Many agents and buyers use the square footage size of the home to compare the price per square foot against the average price per square foot of homes sold in the particular neighborhood or area in which the home is located. Agents and Buyers use the square footage in this manner because no other characteristic of a house is as easy to understand, or as generally reliable to compare. Of course square foot size it is not and should not be the ONLY criteria used in valuing a home. There are many other factors to consider. But in Austin TX it is simply a fact that square footage size is a primary and common measure of value comparison used by agents, buyers and sellers when evaluating and comparing homes of similar size, quality and location and trying to determine what a fair offer or list price will be for a home.

So what happens when it is discovered after the fact that the square footage size of a home is substantially smaller than the number represented by the Seller? This just happened to one of my Buyers, prior to closing, and the outcome was that the deal fell apart, the Buyer may lose his Earnest Money, and the home will have to be returned to the market with the square footage amount corrected. The issue is a bit more complex than it first seems, and it’s one of those cases in life where, in my opinion, common sense and fairness collide with established law.


The Story
I’m scanning new listings one morning and I see one in a hot part of area SW in South Austin that raises my eyebrow. A newer 2100+ sqft single story 3/2/2 with 2 living areas plus a study listed for less than $220K in a neighborhood where few homes sell for less than $250,000 anymore. I immediately go preview the property and it looks good. A CMA (Comparative Market Analysis) reveals the home to be under-priced, as compared to other homes in this neighborhood that are single-story between 1900 and 2300 square feet (I usually go about 10% above and below the square foot size of the subject property when looking for suitable comparable sales). I matched one of my buyers to this home and we made an offer, based on the value reflected in the CMA, which was well over the list price. The offer submitted by my buyer was selected in favor of 4 other offers received by the seller.

Upon what did the Buyer rely in thinking the home was 2100+ square feet in size?
The listing stated that the home was 2100+ sqft and the source of the number shown in the listing was an appraisal. The Tax Records showed this home to be just below 1800 square feet in size, but the home felt bigger because of the layout, and the Seller provided the actual measurements sketch from his previous appraisal to validate the size at 2100+ sqft.

As Realtors, we are taught if there is a discrepancy in the Tax Record size and an appraiser’s square footage measurements, to always trust the appraisal. This is because the appraiser is a licensed professional who actually visited the home and measured according to industry guidelines. The Tax District does not perform this sort of measurement and they often guess, or use builder’s floor plans, or rough exterior dimensions.

It is reasonable to assume that the appraiser will produce a more accurate square footage measurement that the Taxing District. Secondary to that is that fact that this particular home has all of the areas one would normally find in a home of 2000 square feet and larger – the second living area and the 4th bedroom/study, with a big family room and kitchen.

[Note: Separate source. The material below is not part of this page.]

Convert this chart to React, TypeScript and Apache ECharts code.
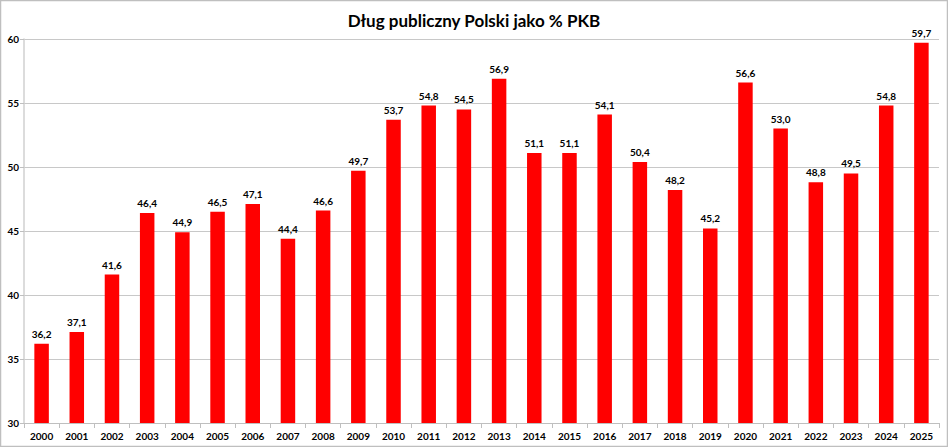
import React, { useEffect, useRef } from "react";
import * as echarts from "echarts";

const years = ["2000","2001","2002","2003","2004","2005","2006","2007","2008","2009","2010","2011","2012","2013","2014","2015","2016","2017","2018","2019","2020","2021","2022","2023","2024","2025"];
const debt = [36.2,37.1,41.6,46.4,44.9,46.5,47.1,44.4,46.6,49.7,53.7,54.8,54.5,56.9,51.1,51.1,54.1,50.4,48.2,45.2,56.6,53.0,48.8,49.5,54.8,59.7];
const title = "Dług publiczny Polski jako % PKB";
const yMin = 30;
const yMax = 60;
const yStep = 5;

const FONT = "Lato, 'Open Sans', sans-serif";

export default function App() {
  const ref = useRef<HTMLDivElement>(null);
  useEffect(() => {
    document.body.style.margin = "0";
    const chart = echarts.init(ref.current!, null, { renderer: "svg" });
    chart.setOption({
      animation: false,
      backgroundColor: "#ffffff",
      title: {
        text: title,
        left: "center",
        top: 7,
        textStyle: { fontFamily: FONT, fontWeight: "bold", fontSize: 17, color: "#000" },
      },
      graphic: [
        {
          type: "rect",
          shape: { x: 0.5, y: 0.5, width: 947, height: 446 },
          style: { fill: "none", stroke: "#bfbfbf", lineWidth: 1.5 },
          silent: true,
        },
      ],
      grid: { left: 24, right: 9, top: 39, bottom: 24, containLabel: false },
      xAxis: {
        type: "category",
        data: years,
        axisLine: { show: true, lineStyle: { color: "#bfbfbf", width: 1 } },
        axisTick: { show: true, alignWithLabel: false, length: 5, lineStyle: { color: "#bfbfbf" } },
        axisLabel: { fontFamily: FONT, fontWeight: "bold", fontSize: 10, color: "#000", margin: 8, interval: 0 },
      },
      yAxis: {
        type: "value",
        min: yMin,
        max: yMax,
        interval: yStep,
        axisLine: { show: true, lineStyle: { color: "#d0d0d0", width: 1.5 } },
        axisTick: { show: true, length: 4, lineStyle: { color: "#bfbfbf" } },
        splitLine: { show: true, lineStyle: { color: "#c8c8c8", width: 1.2 } },
        axisLabel: { fontFamily: FONT, fontWeight: "bold", fontSize: 10, color: "#000", margin: 5 },
      },
      series: [
        {
          type: "bar",
          data: debt,
          barWidth: 14.5,
          itemStyle: { color: "#ff0000" },
          label: {
            show: true,
            position: "top",
            distance: 5,
            fontFamily: FONT,
            fontWeight: "bold",
            fontSize: 10,
            color: "#000",
            formatter: (p: any) => Number(p.value).toFixed(1).replace(".", ","),
          },
        },
      ],
    });
    return () => chart.dispose();
  }, []);
  return <div ref={ref} style={{ width: 948, height: 447 }} />;
}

So, upon walk-through, one would not necessarily think that the house ‘feels’ smaller than the stated square footage. I certainly didn’t and neither did the listing agent, who is also very experienced.

When the Buyer’s appraisal was completed, it showed a smaller size – 358 square feet smaller – than the Seller’s appraisal measurement. Appraisal measurements for homes almost always differ by some amount from the square footage listed in the Property Tax Records, but a 20% difference is unusual and substantial. It is not a trivial amount. Now we had to wonder which appraiser to believe? The buyer’s appraisal was only 8 feet different than the Tax Records, so we started thinking it was now very possible the home square footage size was overstated in the listing.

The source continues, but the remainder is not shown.